Schmidt doesn’t want to hear excuses of explanations, especially after Brazil had a poor showing at the FIBA Americas tournament, losing all four games in Venezuela.

Nene chose to sit out this summer to rest a foot and knee that caused him to miss 21 games last season. His close friend, Leandro Barbosa, is still recovering from a torn anterior cruciate ligament suffered in February and was cleared for five-on-five contact drills last week. Barbosa hasn’t always played for the national team and attended the game to support Nene but also received a negative reaction from the fans.

Schmidt said it was their own doing, while mentioning other players from Brazil and other countries that play for their national team.
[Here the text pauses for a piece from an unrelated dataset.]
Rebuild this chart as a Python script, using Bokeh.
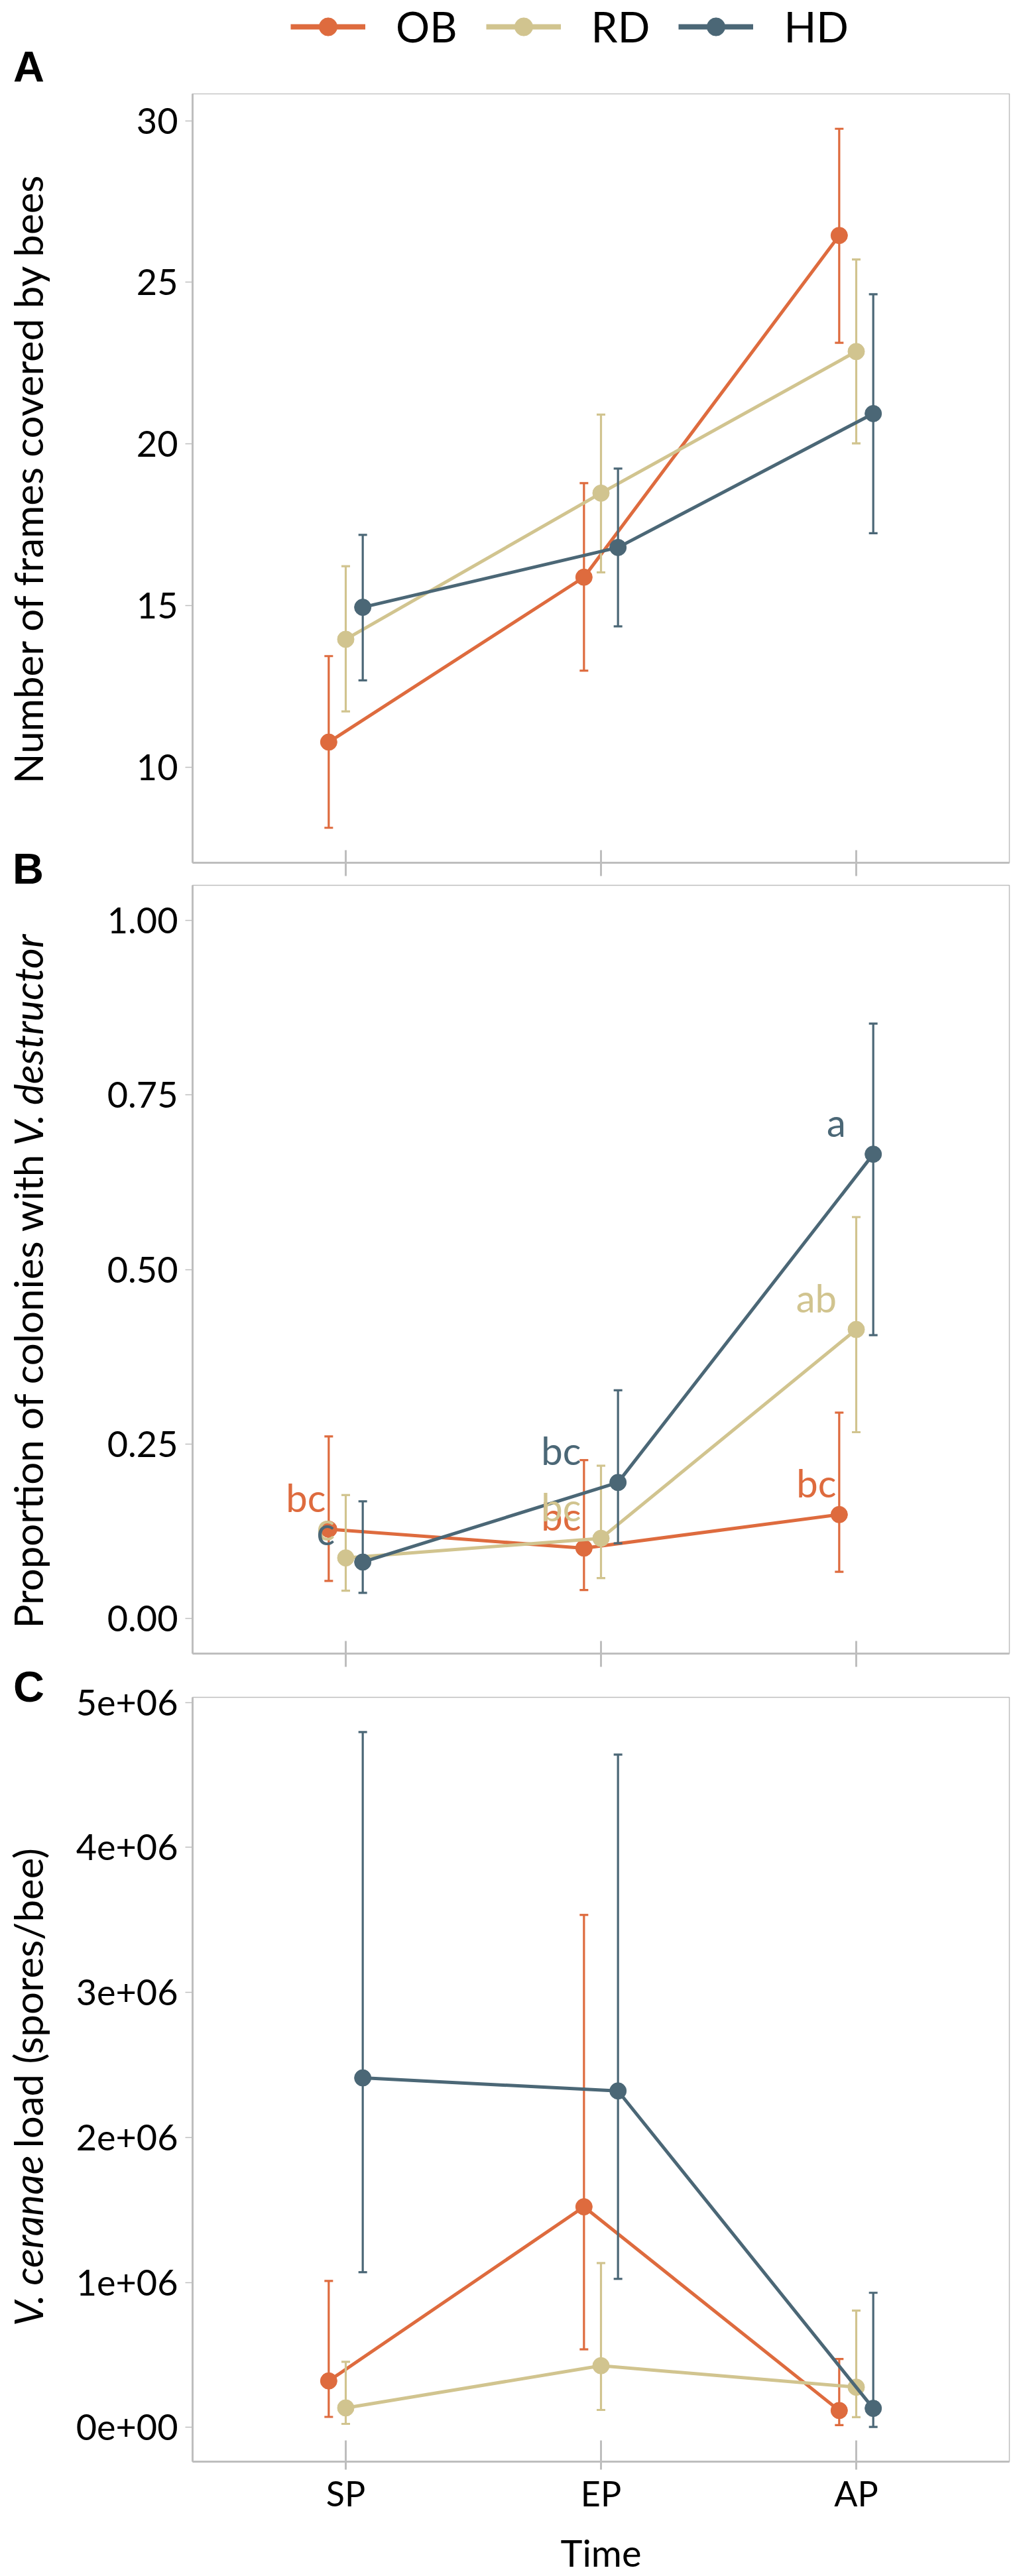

Cleveland Cavaliers center Anderson “Varejao, most of the time comes. [San Antonio Spurs forward] Tiago Splitter – fantastic. But Leandro and Nene. They have problems. They have big problems and I hate to say. I hate to say,” Schmidt said. Nene “just come to the Olympics? Who doesn’t want to play in the Olympics? Everyone! Everyone! [Manu] Ginobili goes every time [and Luis] Scola goes every time [for Argentina]. Tony Parker goes every time [for France]. Dirk Nowitzki goes every time [for Germany]. All the Dream Team in America. And why not ours? So…okay?”